The mystery of a good mystery writer is how he or she leaks out the action and the information in a way to keep us going, and, then, at the end, sews everything up so neatly, in a package, so we are thinking, "Whew!" It is a relief.


Tales from Nowhere
Unexpected Stories from
Unexpected Places

< Don George,
Editor

(Lonely Planet)
Finally: you and I have read much, perhaps too much, about Hurricane Katrina. Joshua Clark's "His Picture Nowhere" about his visit to Buras, Louisana three weeks after the fact is so good I'll probably screw it up if I try to tell you anything about it.
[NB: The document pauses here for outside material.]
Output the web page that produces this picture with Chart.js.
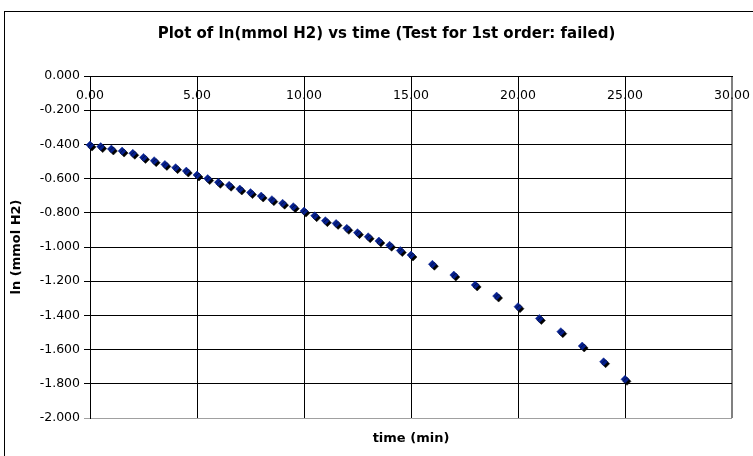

It's funny and sad, so directly there that you can taste it and smell it and feel, intimately, what it was like, you and Clark and Alcedia looking for her "granddaddy's picture" in Buras: the three of you, along with the silence, which "you expected at any moment to be filled with the bird's call that unfailingly swoons into the quietest pockets of the world."

    And I wondered what thing would be the first to claim this silence.